Battling terror on the city streets and its costs

Representational Image (Photo: Getty Images)

Title: Soldier Spy 
Author: Tom Marcus 
Publisher: Michael Joseph/Penguin Random House UK 
Pages: 326 
Price: Rs 699 
In today’s world of uncertain and unexpected violence, an implacable enemy, with thoughts of spectacular mass murder on their minds, may be next to us without we even suspecting their presence or intentions — and our very homes, public spaces and transport are the new battlegrounds. Who can we depend upon to protect us? 
Just a handful of men — and women — whose original remit of unmasking traitors and preventing enemy agents from stealing national secrets, has expanded to supplement police’s efforts to track and foil terrorists planning to unleash mayhem on the streets. Though less glamorous than their counterparts working overseas, the secret security services are an equally vital part of espionage and national security and their work no less exacting or lethal. 
And how exactly they work, with long and uncomfortable stakeouts interspersed with high-speed car chases — and ceaseless observation in the shadows of ever-present personal danger from targets as well as other threats — is told in this high-octane, engrossing but visceral account by a former operative of Britain’s MI5. 
And Tom Marcus cites that old yardstick of terrorism, where the security service have to be lucky every time while the terrorist has to be lucky just once. 
The MI5 describes its employees as “ordinary people, who do extraordinary things”, with “a very strong ethos of public service” despite knowing “their work often goes unnoticed in the public domain”; as people “intensely committed to keeping the country safe”, and who are “tirelessly professional and ethical in the way they conduct their work”. Marcus met the parameters — some more than his colleagues — and a little too well. 
“Some people join the service out of a sense of duty, some out of wanting to do some good by removing the evil. I did it because it’s all I knew. I’m a hunter of people and I’m damn good at it,” he says. 
And this he seeks to prove, as right at the onset, he recounts one key operation, in which he, dressed in urine-smelling rags, tries to keep vigil on an Islamic radical planning mass murder at a local school. He also uses this episode to underline how his service is different from the police, both in methods and objectives. 

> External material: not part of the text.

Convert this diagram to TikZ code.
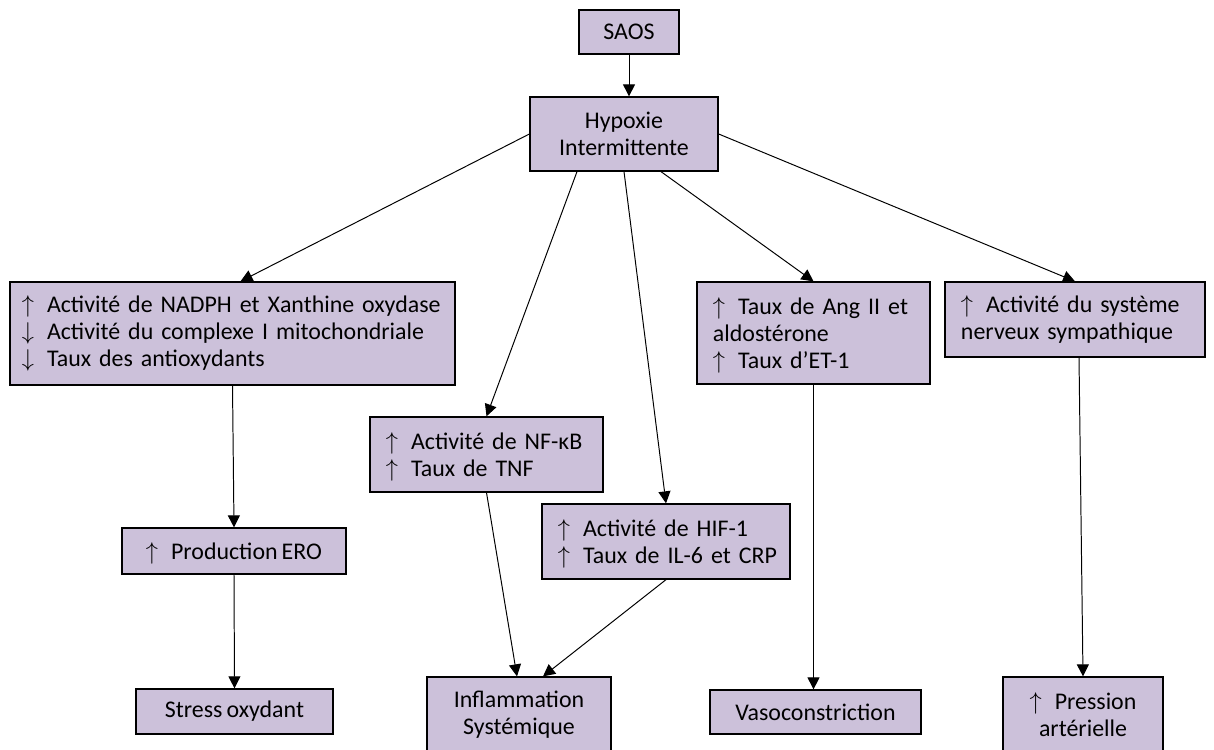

For the first, he tells us that “the people we hunt never know we’re there, and even when they end up in court they still don’t know how they got caught”. Their aims diverge, for “police like to arrest quickly, to remove the threat to the public as soon as possible” while his service knows that this “doesn’t defeat the problem, it merely takes away one of the foot soldiers” and they want to roll up the whole network not only take “this one attack out of the equation” but use it to “identify, and stop, ten others”. 
And Marcus shows what kind of demands it makes on the operatives, with one incident where he, out shopping, is on the verge of killing a man behaving suspiciously before he realises that the crime he observed is not the one he was trained to curb. 
In this account, which has been cleared by his agency and thus liable not to reveal to much operational secrets, Marcus not only provides us with a ringside view of their missions, mixing their pursuit of Islamist terrorists — on which he provides an apt perspective — with those of the various Irish splinter groups and Russian and Chinese spies, but also the perils and the moral ambiguities in their work where they only know a bit of the picture and some orders may seem puzzling (the ISI pops up here). 
He is also candid in showing how keenness and dedication lead him to some rash actions, over-aggression, unflagging commitment that eventually led to nightmares and a condition where he could no longer go on. 
An incisive view of some of the leading security challenges before democratic states, Marcus’ account — and especially his fate — is also an unvarnished and uncomfortable look at the means used to counter them and the costs they take on the combatants. It is also a captivating account that leaves any espionage fiction far behind.